Wednesday, October 26, 2011

Vulnerability: Toward Intimacy with God

Come to me, all who labor and are heavy laden, and I will give you rest.

Humble yourselves, therefore, under the mighty hand of God so that at the proper time he may exalt you, casting all your anxieties on him, because he cares for you.  

Scripture is clear that God wants us to come to Him.  This fact is nothing short of miraculous in itself.  But even more wonderful is how He wants us to come...with confidence.

Let us then with confidence draw near to the throne of grace, that we may receive mercy and find grace to help in time of need.


Often, when I approach the throne of grace, I am clothed in doubt.  Doubt about whether God hears, about whether He will answer, about whether I even ought to be asking in the first place.  But we have been given the ultimate authority to enter in, to ask, and to receive when we come in the name of Jesus.  Relying on His worth and His name, we can approach with confidence.

Some people twist these verses and others to say that God is ultimately interested in our success or our happiness--if we pray for something, we'll get it.  That's not what we're saying here.  But what does interest God--an amazing thought--is our hearts.  He is interested in our drawing near, in our seeking from Him, in our asking.  He is interested in intimate relationship with us.  He "takes pleasure in those who fear him, in those who hope in his steadfast love!"  
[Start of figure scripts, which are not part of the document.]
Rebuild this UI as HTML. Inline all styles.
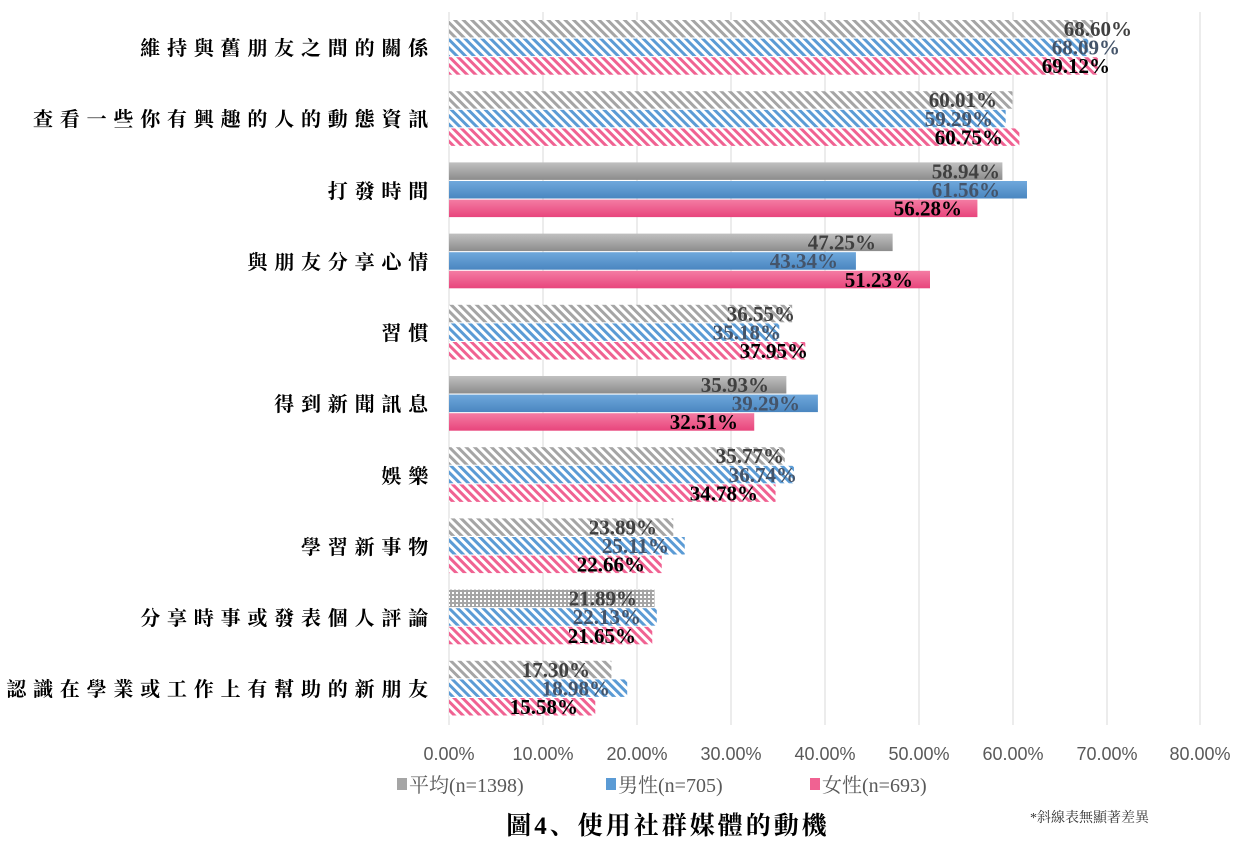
<!DOCTYPE html>
<html><head><meta charset="utf-8"><style>
body{margin:0;background:#fff;}
svg text{font-family:"Liberation Serif","Noto Serif CJK SC",serif;}
svg text.ax{font-family:"Liberation Sans",sans-serif;}
</style></head><body>
<svg width="1255" height="841" viewBox="0 0 1255 841" xmlns="http://www.w3.org/2000/svg">
<defs>
<pattern id="pg" width="6" height="6" patternUnits="userSpaceOnUse" patternTransform="rotate(-45)"><rect width="6" height="6" fill="#fff"/><rect width="3" height="6" fill="#a5a5a5"/></pattern>
<pattern id="pb" width="6" height="6" patternUnits="userSpaceOnUse" patternTransform="rotate(-45)"><rect width="6" height="6" fill="#fff"/><rect width="3" height="6" fill="#5b9bd5"/></pattern>
<pattern id="pp" width="6" height="6" patternUnits="userSpaceOnUse" patternTransform="rotate(-45)"><rect width="6" height="6" fill="#fff"/><rect width="3" height="6" fill="#f06292"/></pattern>
<pattern id="pd" width="4" height="4" patternUnits="userSpaceOnUse"><rect width="4" height="4" fill="#a5a5a5"/><rect width="2" height="2" fill="#fff"/></pattern>
<linearGradient id="sg" x1="0" y1="0" x2="0" y2="1"><stop offset="0" stop-color="#c0c0c0"/><stop offset="1" stop-color="#8c8c8c"/></linearGradient>
<linearGradient id="sb" x1="0" y1="0" x2="0" y2="1"><stop offset="0" stop-color="#6fa8dc"/><stop offset="1" stop-color="#4a86c0"/></linearGradient>
<linearGradient id="sp" x1="0" y1="0" x2="0" y2="1"><stop offset="0" stop-color="#f47ca3"/><stop offset="1" stop-color="#e8457c"/></linearGradient>
</defs>
<g stroke="#d9d9d9" stroke-width="1">
<line x1="449" y1="12" x2="449" y2="725"/><line x1="543" y1="12" x2="543" y2="725"/><line x1="637" y1="12" x2="637" y2="725"/><line x1="731" y1="12" x2="731" y2="725"/><line x1="825" y1="12" x2="825" y2="725"/><line x1="919" y1="12" x2="919" y2="725"/><line x1="1013" y1="12" x2="1013" y2="725"/><line x1="1107" y1="12" x2="1107" y2="725"/><line x1="1200" y1="12" x2="1200" y2="725"/>
</g>
<g id="bars"></g>
<g font-size="20" fill="#000" text-anchor="end" font-weight="bold" letter-spacing="6.8">
<text x="435" y="55">維持與舊朋友之間的關係</text>
<text x="435" y="126">查看一些你有興趣的人的動態資訊</text>
<text x="435" y="198">打發時間</text>
<text x="435" y="269">與朋友分享心情</text>
<text x="435" y="340">習慣</text>
<text x="435" y="411">得到新聞訊息</text>
<text x="435" y="483">娛樂</text>
<text x="435" y="554">學習新事物</text>
<text x="435" y="625">分享時事或發表個人評論</text>
<text x="435" y="696">認識在學業或工作上有幫助的新朋友</text>
</g>
<g font-size="18" fill="#595959" text-anchor="middle">
<text class="ax" x="449" y="760">0.00%</text><text class="ax" x="543" y="760">10.00%</text><text class="ax" x="637" y="760">20.00%</text><text class="ax" x="731" y="760">30.00%</text><text class="ax" x="825" y="760">40.00%</text><text class="ax" x="919" y="760">50.00%</text><text class="ax" x="1013" y="760">60.00%</text><text class="ax" x="1107" y="760">70.00%</text><text class="ax" x="1200" y="760">80.00%</text>
</g>
<rect x="397" y="778" width="10" height="12" fill="#a5a5a5"/>
<text x="409" y="792" font-size="20" fill="#595959">平均(n=1398)</text>
<rect x="606" y="778" width="10" height="12" fill="#5b9bd5"/>
<text x="618" y="792" font-size="20" fill="#595959">男性(n=705)</text>
<rect x="810" y="778" width="10" height="12" fill="#f06292"/>
<text x="822" y="792" font-size="20" fill="#595959">女性(n=693)</text>
<text x="668" y="834" font-size="25" font-weight="bold" text-anchor="middle" fill="#000" letter-spacing="3">圖4、使用社群媒體的動機</text>
<text x="1030" y="822" font-size="14" fill="#333">*斜線表無顯著差異</text>
<g id="labels" font-size="21" font-weight="bold" text-anchor="end"></g>
<script>
var d=[[68.60,68.09,69.12,'p',1132,1120,1110],[60.01,59.29,60.75,'p',997,993,1003],[58.94,61.56,56.28,'s',1000,1000,962],[47.25,43.34,51.23,'s',876,838,913],[36.55,35.18,37.95,'p',795,781,808],[35.93,39.29,32.51,'s',769,800,738],[35.77,36.74,34.78,'p',784,797,758],[23.89,25.11,22.66,'p',657,669,645],[21.89,22.13,21.65,'d',637,641,636],[17.30,18.98,15.58,'p',590,610,578]];
var ns='http://www.w3.org/2000/svg',B=document.getElementById('bars'),L=document.getElementById('labels');
var cols=['#404040','#44546a','#000'];
d.forEach(function(r,i){for(var k=0;k<3;k++){var y=20+i*71.2+k*18.6;var w=r[k]*9.389;
var f=r[3]=='s'?['url(#sg)','url(#sb)','url(#sp)'][k]:(r[3]=='d'&&k==0?'url(#pd)':['url(#pg)','url(#pb)','url(#pp)'][k]);
var e=document.createElementNS(ns,'rect');e.setAttribute('x',449);e.setAttribute('y',y);e.setAttribute('width',w);e.setAttribute('height',17.5);e.setAttribute('fill',f);B.appendChild(e);
var t=document.createElementNS(ns,'text');t.setAttribute('x',r[4+k]);t.setAttribute('y',y+16);t.setAttribute('fill',cols[k]);t.textContent=r[k].toFixed(2)+'%';L.appendChild(t);}});
</script>
</svg>
</body></html>
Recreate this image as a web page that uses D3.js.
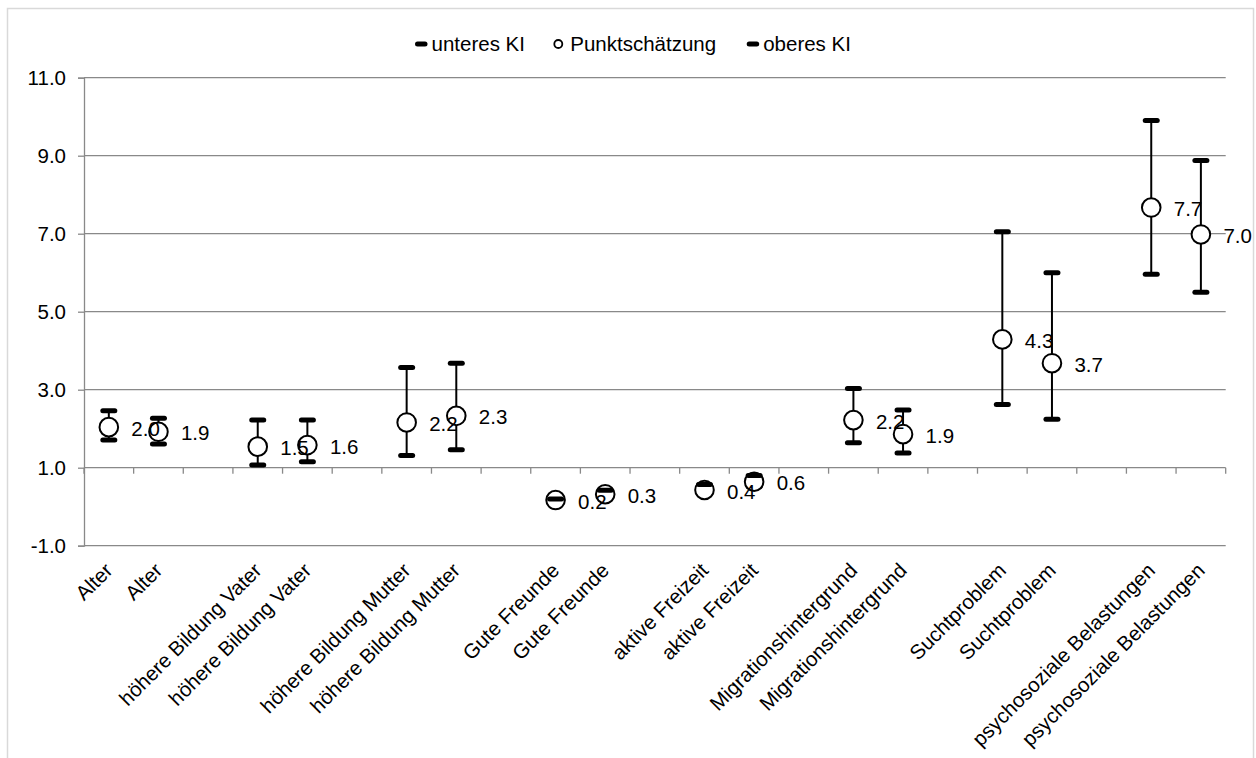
<!DOCTYPE html>
<html>
<head>
<meta charset="utf-8">
<script src="https://cdn.jsdelivr.net/npm/d3@7"></script>
<style>
  body { margin: 0; background: #fff; }
  svg text { font-family: "Liberation Sans", Arial, sans-serif; fill: #000; }
</style>
</head>
<body>
<svg id="chart"></svg>
<script>
// categories (empty strings are the gaps between pairs)
const categories = ["Alter", "Alter", "",
  "höhere Bildung Vater", "höhere Bildung Vater", "",
  "höhere Bildung Mutter", "höhere Bildung Mutter", "",
  "Gute Freunde", "Gute Freunde", "",
  "aktive Freizeit", "aktive Freizeit", "",
  "Migrationshintergrund", "Migrationshintergrund", "",
  "Suchtproblem", "Suchtproblem", "",
  "psychosoziale Belastungen", "psychosoziale Belastungen"];

const lowerCI = [1.71, 1.61, null, 1.07, 1.15, null, 1.31, 1.46, null, 0.14, 0.25, null, 0.34, 0.52, null, 1.64, 1.38, null, 2.62, 2.24, null, 5.96, 5.50];
const pointEst = [2.04, 1.92, null, 1.54, 1.58, null, 2.16, 2.33, null, 0.17, 0.32, null, 0.43, 0.64, null, 2.22, 1.86, null, 4.29, 3.68, null, 7.67, 6.98];
const upperCI = [2.46, 2.27, null, 2.22, 2.22, null, 3.57, 3.68, null, 0.20, 0.42, null, 0.57, 0.80, null, 3.03, 2.48, null, 7.05, 6.00, null, 9.90, 8.88];

const yTicks = [-1, 1, 3, 5, 7, 9, 11];
const legendNames = ["unteres KI", "Punktschätzung", "oberes KI"];

const width = 1256, height = 758;
const plot = { left: 84, right: 1225.7, top: 77.7, bottom: 545.7 };
const axisGray = "#898989";

const svg = d3.select("#chart").attr("width", width).attr("height", height);

// outer chart border
svg.append("rect")
  .attr("x", 7.5).attr("y", 8.5)
  .attr("width", 1246).attr("height", 770)
  .attr("fill", "#fff").attr("stroke", "#d9d9d9").attr("stroke-width", 1.5);

const idx = d3.range(categories.length);
const x = d3.scaleBand().domain(idx).range([plot.left, plot.right]).padding(0);
const y = d3.scaleLinear().domain([-1, 11]).range([plot.bottom, plot.top]);
const cx = i => x(i) + x.bandwidth() / 2;

// gridlines
svg.append("g").selectAll("line")
  .data(yTicks)
  .join("line")
  .attr("x1", plot.left).attr("x2", plot.right)
  .attr("y1", d => y(d)).attr("y2", d => y(d))
  .attr("stroke", axisGray).attr("stroke-width", 1.3);

// y axis
const yAxis = svg.append("g")
  .attr("transform", `translate(${plot.left},0)`)
  .call(d3.axisLeft(y).tickValues(yTicks).tickSize(6).tickPadding(12)
    .tickFormat(d => d.toFixed(1)));
yAxis.select(".domain").attr("stroke", axisGray).attr("stroke-width", 1.3);
yAxis.selectAll(".tick line").attr("stroke", axisGray).attr("stroke-width", 1.3);
yAxis.selectAll(".tick text").style("font-size", "20.5px").attr("fill", "#000");

// x axis crosses at 1.0, tick marks on category boundaries
const boundaries = d3.range(categories.length + 1).map(i => plot.left + i * x.step());
svg.append("g").selectAll("line")
  .data(boundaries)
  .join("line")
  .attr("x1", d => d).attr("x2", d => d)
  .attr("y1", y(1)).attr("y2", y(1) + 6)
  .attr("stroke", axisGray).attr("stroke-width", 1.3);

// category labels, rotated, placed below the plot
svg.append("g").selectAll("text")
  .data(idx.filter(i => categories[i] !== ""))
  .join("text")
  .attr("transform", i => `translate(${cx(i)},${plot.bottom + 21}) rotate(-45)`)
  .attr("text-anchor", "end")
  .attr("dy", "0.35em")
  .style("font-size", "20.5px")
  .text(i => categories[i]);

const valid = idx.filter(i => pointEst[i] != null);
const marks = svg.append("g");

// high-low line
marks.selectAll(".hl")
  .data(valid)
  .join("line")
  .attr("class", "hl")
  .attr("x1", i => cx(i)).attr("x2", i => cx(i))
  .attr("y1", i => y(lowerCI[i])).attr("y2", i => y(upperCI[i]))
  .attr("stroke", "#000").attr("stroke-width", 2);

function caps(cls, arr) {
  marks.selectAll("." + cls)
    .data(valid)
    .join("line")
    .attr("class", cls)
    .attr("x1", i => cx(i) - 6).attr("x2", i => cx(i) + 6)
    .attr("y1", i => y(arr[i])).attr("y2", i => y(arr[i]))
    .attr("stroke", "#000").attr("stroke-width", 5)
    .attr("stroke-linecap", "round");
}

caps("low", lowerCI);

marks.selectAll(".pt")
  .data(valid)
  .join("circle")
  .attr("class", "pt")
  .attr("cx", i => cx(i)).attr("cy", i => y(pointEst[i]))
  .attr("r", 9.3)
  .attr("fill", "#fff").attr("stroke", "#000").attr("stroke-width", 2);

caps("up", upperCI);

// data labels
marks.selectAll(".lbl")
  .data(valid)
  .join("text")
  .attr("class", "lbl")
  .attr("x", i => cx(i) + 22.5)
  .attr("y", i => y(pointEst[i]))
  .attr("dy", "0.42em")
  .style("font-size", "20.5px")
  .text(i => pointEst[i].toFixed(1));

// legend
const legendX = [415, 558.3, 746.7];
const legendY = 44;
const lg = svg.append("g");
legendNames.forEach((name, k) => {
  let tx;
  if (k === 1) {
    lg.append("circle")
      .attr("cx", legendX[k]).attr("cy", legendY).attr("r", 4)
      .attr("fill", "#fff").attr("stroke", "#000").attr("stroke-width", 1.8);
    tx = legendX[k] + 12;
  } else {
    lg.append("line")
      .attr("x1", legendX[k] + 2.5).attr("x2", legendX[k] + 10)
      .attr("y1", legendY).attr("y2", legendY)
      .attr("stroke", "#000").attr("stroke-width", 5)
      .attr("stroke-linecap", "round");
    tx = legendX[k] + 16.5;
  }
  lg.append("text")
    .attr("x", tx).attr("y", legendY)
    .attr("dy", "0.35em")
    .style("font-size", "20.5px")
    .text(name);
});
</script>
</body>
</html>
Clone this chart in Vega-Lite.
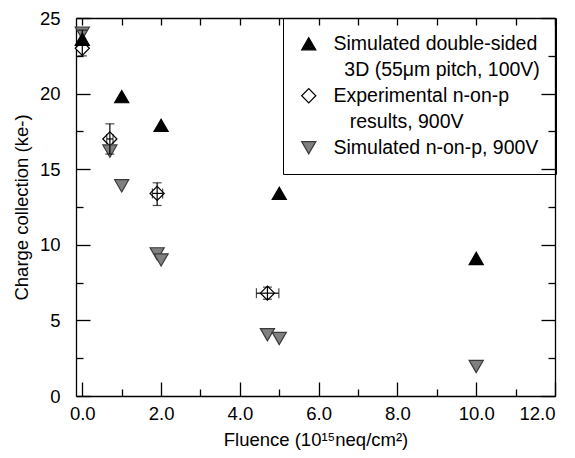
{
  "$schema": "https://vega.github.io/schema/vega-lite/v6.json",
  "width": 479,
  "height": 378,
  "autosize": {"type": "none"},
  "padding": {"left": 76, "top": 18, "right": 20, "bottom": 62},
  "background": "white",
  "config": {
    "font": "Liberation Sans",
    "view": {"stroke": null},
    "axis": {
      "labelFont": "Liberation Sans",
      "titleFont": "Liberation Sans",
      "labelFontSize": 18.5,
      "titleFontSize": 18.5,
      "labelColor": "black",
      "titleColor": "black",
      "titleFontWeight": "normal",
      "domainColor": "black",
      "tickColor": "black",
      "grid": false,
      "domainWidth": 1.3,
      "tickWidth": 1.3
    },
    "legend": {
      "orient": "none", "legendX": 207, "legendY": 0, "padding": 16, "strokeColor": "black",
      "labelFont": "Liberation Sans", "labelFontSize": 19.5, "labelColor": "black", "labelLimit": 400,
      "symbolSize": 200, "symbolStrokeWidth": 1.2, "labelOffset": 15, "rowPadding": 5
    }
  },
  "data": {
    "values": [
      {"series": "Experimental n-on-p", "fluence": 0, "charge": 23.0, "yLo": 22.5, "yHi": 24.2},
      {"series": "Experimental n-on-p", "fluence": 0.7, "charge": 17.0, "yLo": 16.0, "yHi": 18.0, "xLo": 0.62, "xHi": 0.78},
      {"series": "Experimental n-on-p", "fluence": 1.9, "charge": 13.4, "yLo": 12.6, "yHi": 14.1, "xLo": 1.78, "xHi": 2.04},
      {"series": "Experimental n-on-p", "fluence": 4.7, "charge": 6.8, "yLo": 6.4, "yHi": 7.2, "xLo": 4.42, "xHi": 4.99},
      {"series": "Simulated n-on-p, 900V", "fluence": 0, "charge": 24.0},
      {"series": "Simulated n-on-p, 900V", "fluence": 0.7, "charge": 16.2},
      {"series": "Simulated n-on-p, 900V", "fluence": 1.0, "charge": 13.9},
      {"series": "Simulated n-on-p, 900V", "fluence": 1.9, "charge": 9.4},
      {"series": "Simulated n-on-p, 900V", "fluence": 2.0, "charge": 9.0},
      {"series": "Simulated n-on-p, 900V", "fluence": 4.7, "charge": 4.05},
      {"series": "Simulated n-on-p, 900V", "fluence": 5.0, "charge": 3.8},
      {"series": "Simulated n-on-p, 900V", "fluence": 10.0, "charge": 1.95},
      {"series": "Simulated double-sided", "fluence": 0, "charge": 23.6},
      {"series": "Simulated double-sided", "fluence": 1, "charge": 19.8},
      {"series": "Simulated double-sided", "fluence": 2, "charge": 17.9},
      {"series": "Simulated double-sided", "fluence": 5, "charge": 13.4},
      {"series": "Simulated double-sided", "fluence": 10, "charge": 9.1}
    ]
  },
  "layer": [
    {
      "mark": {"type": "point", "filled": true, "opacity": 1, "strokeWidth": 1.2, "size": 200},
      "encoding": {
        "x": {
          "field": "fluence", "type": "quantitative",
          "scale": {"domain": [-0.16, 12], "nice": false, "zero": false},
          "axis": {"orient": "bottom", "values": [0, 2, 4, 6, 8, 10, 12], "format": ".1f", "tickSize": -14, "labelPadding": 22, "title": "Fluence (10\u00b9\u2075neq/cm\u00b2)", "titlePadding": 8}
        },
        "y": {
          "field": "charge", "type": "quantitative",
          "scale": {"domain": [0, 25], "nice": false, "zero": false},
          "axis": {"orient": "left", "values": [0, 5, 10, 15, 20, 25], "tickSize": -14, "labelPadding": 30, "title": "Charge collection (ke-)", "titlePadding": 8}
        },
        "shape": {
          "field": "series", "type": "nominal",
          "scale": {"domain": ["Simulated double-sided", "\u200d\u00a0\u00a03D (55\u03bcm pitch, 100V)", "Experimental n-on-p", "\u200d\u00a0\u00a0\u00a0results, 900V", "Simulated n-on-p, 900V"], "range": ["triangle-up", "circle", "diamond", "circle", "triangle-down"]},
          "legend": {"title": null}
        },
        "fill": {
          "field": "series", "type": "nominal",
          "scale": {"domain": ["Simulated double-sided", "\u200d\u00a0\u00a03D (55\u03bcm pitch, 100V)", "Experimental n-on-p", "\u200d\u00a0\u00a0\u00a0results, 900V", "Simulated n-on-p, 900V"], "range": ["black", "transparent", "white", "transparent", "#808080"]},
          "legend": {"title": null}
        },
        "stroke": {
          "field": "series", "type": "nominal",
          "scale": {"domain": ["Simulated double-sided", "\u200d\u00a0\u00a03D (55\u03bcm pitch, 100V)", "Experimental n-on-p", "\u200d\u00a0\u00a0\u00a0results, 900V", "Simulated n-on-p, 900V"], "range": ["black", "transparent", "black", "transparent", "#3a3a3a"]},
          "legend": {"title": null}
        }
      }
    },
    {
      "transform": [{"filter": "isValid(datum.yLo)"}],
      "mark": {"type": "errorbar", "color": "black", "thickness": 1.2, "ticks": {"size": 9, "color": "black", "strokeWidth": 1.2}},
      "encoding": {
        "x": {"field": "fluence", "type": "quantitative", "axis": null},
        "y": {"field": "yLo", "type": "quantitative", "axis": null},
        "y2": {"field": "yHi"}
      }
    },
    {
      "transform": [{"filter": "isValid(datum.xLo)"}],
      "mark": {"type": "errorbar", "color": "black", "thickness": 1.2, "ticks": {"size": 10, "color": "black", "strokeWidth": 1.2}},
      "encoding": {
        "y": {"field": "charge", "type": "quantitative", "axis": null},
        "x": {"field": "xLo", "type": "quantitative", "axis": null},
        "x2": {"field": "xHi"}
      }
    },
    {
      "mark": {"type": "point", "opacity": 0},
      "encoding": {
        "x": {"field": "fluence", "type": "quantitative", "axis": {"orient": "bottom", "values": [1, 3, 5, 7, 9, 11], "tickSize": -7, "labels": false, "domain": false, "title": null}},
        "y": {"field": "charge", "type": "quantitative", "axis": {"orient": "left", "values": [2.5, 7.5, 12.5, 17.5, 22.5], "tickSize": -7, "labels": false, "domain": false, "title": null}}
      }
    },
    {
      "mark": {"type": "point", "opacity": 0},
      "encoding": {
        "x": {"field": "fluence", "type": "quantitative", "axis": {"orient": "top", "values": [0, 1, 2, 3, 4, 5, 6, 7, 8, 9, 10, 11, 12], "tickSize": -7, "labels": false, "title": null}},
        "y": {"field": "charge", "type": "quantitative", "axis": {"orient": "right", "values": [0, 5, 10, 15, 20, 25], "tickSize": -14, "labels": false, "title": null}}
      }
    },
    {
      "mark": {"type": "point", "opacity": 0},
      "encoding": {
        "x": {"field": "fluence", "type": "quantitative", "axis": null},
        "y": {"field": "charge", "type": "quantitative", "axis": {"orient": "right", "values": [2.5, 7.5, 12.5, 17.5, 22.5], "tickSize": -7, "labels": false, "domain": false, "title": null}}
      }
    }
  ],
  "resolve": {"axis": {"x": "independent", "y": "independent"}}
}
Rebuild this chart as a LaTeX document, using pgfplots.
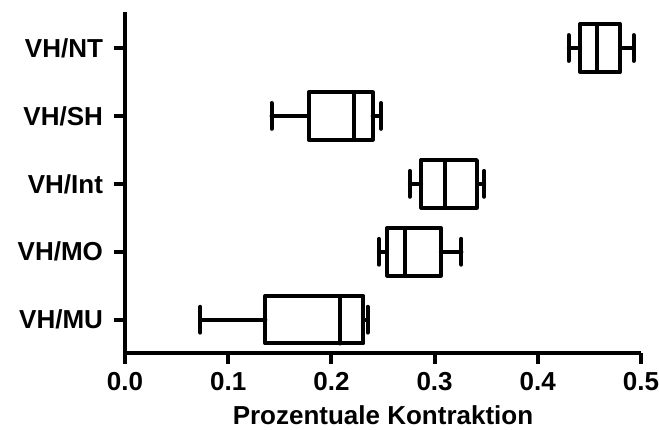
\documentclass[border=0pt]{standalone}
\usepackage{fontspec}
\setmainfont{Liberation Sans}
\usepackage{pgfplots}
\pgfplotsset{compat=1.18}
\usepgfplotslibrary{statistics}
\usetikzlibrary{calc}

\begin{document}
\begin{tikzpicture}
\begin{axis}[
  scale only axis, width=387pt, height=255.75pt,
  xmin=0, xmax=0.5, ymin=0.51, ymax=5.53,
  axis lines*=left,
  axis line style={line width=3pt},
  xtick={0,0.1,0.2,0.3,0.4,0.5},
  ytick={1,2,3,4,5},
  yticklabels={VH/MU,VH/MO,VH/Int,VH/SH,VH/NT},
  tick align=outside, major tick length=8pt,
  tick style={line width=3pt, black},
  xticklabel style={yshift=-3pt, /pgf/number format/.cd, fixed, fixed zerofill, precision=1},
  yticklabel style={xshift=-5pt},
  /pgf/number format/assume math mode=true,
  tick label style={font=\bfseries\fontsize{19.5}{22}\selectfont},
  label style={font=\bfseries\fontsize{19.5}{22}\selectfont},
  xlabel={Prozentuale Kontraktion},
  xlabel style={yshift=-4pt},
  boxplot/draw direction=x,
  boxplot/box extend=0.7,
  boxplot/whisker extend=0.38,
  every boxplot/.style={black, line width=3pt, line join=round, line cap=round},
]
% whisker, quartile, median, quartile, whisker
\addplot[boxplot prepared={draw position=5, lower whisker=0.430, lower quartile=0.441,
  median=0.457, upper quartile=0.480, upper whisker=0.493}] coordinates {};
\addplot[boxplot prepared={draw position=4, lower whisker=0.142, lower quartile=0.178,
  median=0.222, upper quartile=0.240, upper whisker=0.248}] coordinates {};
\addplot[boxplot prepared={draw position=3, lower whisker=0.276, lower quartile=0.287,
  median=0.310, upper quartile=0.341, upper whisker=0.348}] coordinates {};
\addplot[boxplot prepared={draw position=2, lower whisker=0.246, lower quartile=0.254,
  median=0.271, upper quartile=0.306, upper whisker=0.326}] coordinates {};
\addplot[boxplot prepared={draw position=1, lower whisker=0.073, lower quartile=0.136,
  median=0.208, upper quartile=0.231, upper whisker=0.235}] coordinates {};
\coordinate (bl) at (rel axis cs:0,0);
\coordinate (tr) at (rel axis cs:1,1);
\end{axis}
\pgfresetboundingbox
\useasboundingbox ($(bl)+(-93.75pt,-57.75pt)$) rectangle ($(tr)+(13.5pt,9pt)$);
\end{tikzpicture}
\end{document}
Often the doubt comes when I analyze what I'm seeking, whether it's a great teacher for my children, a job for someone I love, sales commission on our next paycheck, or something as simple as affordable fall clothes for the kids.  I wonder whether what I'm asking is best.  I question my motives in asking.  I wonder whether it is godly to be asking for whatever I'm seeking.  So I filter my prayers through the lens of what I deem appropriate.  I pretty it up.  I substitute what my heart really wants or needs for what I think is a more godly request.  I feel the need to quickly say "if it's Your will" right after I ask.  I try to justify my needs.  And sometimes, I don't feel like they are holy enough to bring to God at all.

So, I pray incomplete prayers, avoiding vulnerability.  I talk about my heart's desires to other people instead.  I meditate on those desires.  I search for the best price on them, or talk to someone who I think can help me obtain them.  But I don't pray about them.  Because I'm just not sure if they're godly requests. 

But when I do this, I am relying on my own provision.  I am not trusting God to answer my prayers.  I am not trusting Him to provide the desires of my heart.  And even more importantly, I'm not even sharing my heart with Him.

Intimate relationships are built on trust and over time.  One person knows he or she can count on the other. They know each other's hearts.  They can be vulnerable.  They are safe talking about their true desires with each other.  And isn't this true with God?  Certainly He "knows what you need before you ask him."  And certainly He doesn't always provide as we envision.  And yet we are instructed that "in everything by prayer and supplication with thanksgiving let your requests be made known to God" because it is in the asking that we develop that relationship, that intimacy.  It is in the revelation of our hearts before Him that we learn how perfectly He loves us.  It is in prayer that we offer up our requests to God and sit back and watch how He works.

He tells us,

Delight yourself in the LORD, and he will give you the desires of your heart.

And God doesn't qualify this statement.  He doesn't tell us to pretty up our desires before we bring them.  He tells us to draw near.  He talks about the desires of our hearts--as if they are something He really cares about.

I don't believe it is faithful of me to ask only for the things I believe God is going to give anyway.  It's not holy for me to filter my prayers, making sure to ask only for the "good" requests.  It robs me of intimacy with God.

I can trust Him with my heart.  I can be vulnerable, exposing my truest, deepest desires to Him.  And I can rest in knowing He cares for me.  He wants me to bring those desires to Him--not strive after them with my own might and hope for the best.  And when I bring them to Him, I can trust that He hears them, that He cares for me!  Oh, how I struggle to believe that He would really love me in this way.  But the Scriptures resound with this beautiful, inexplicable truth.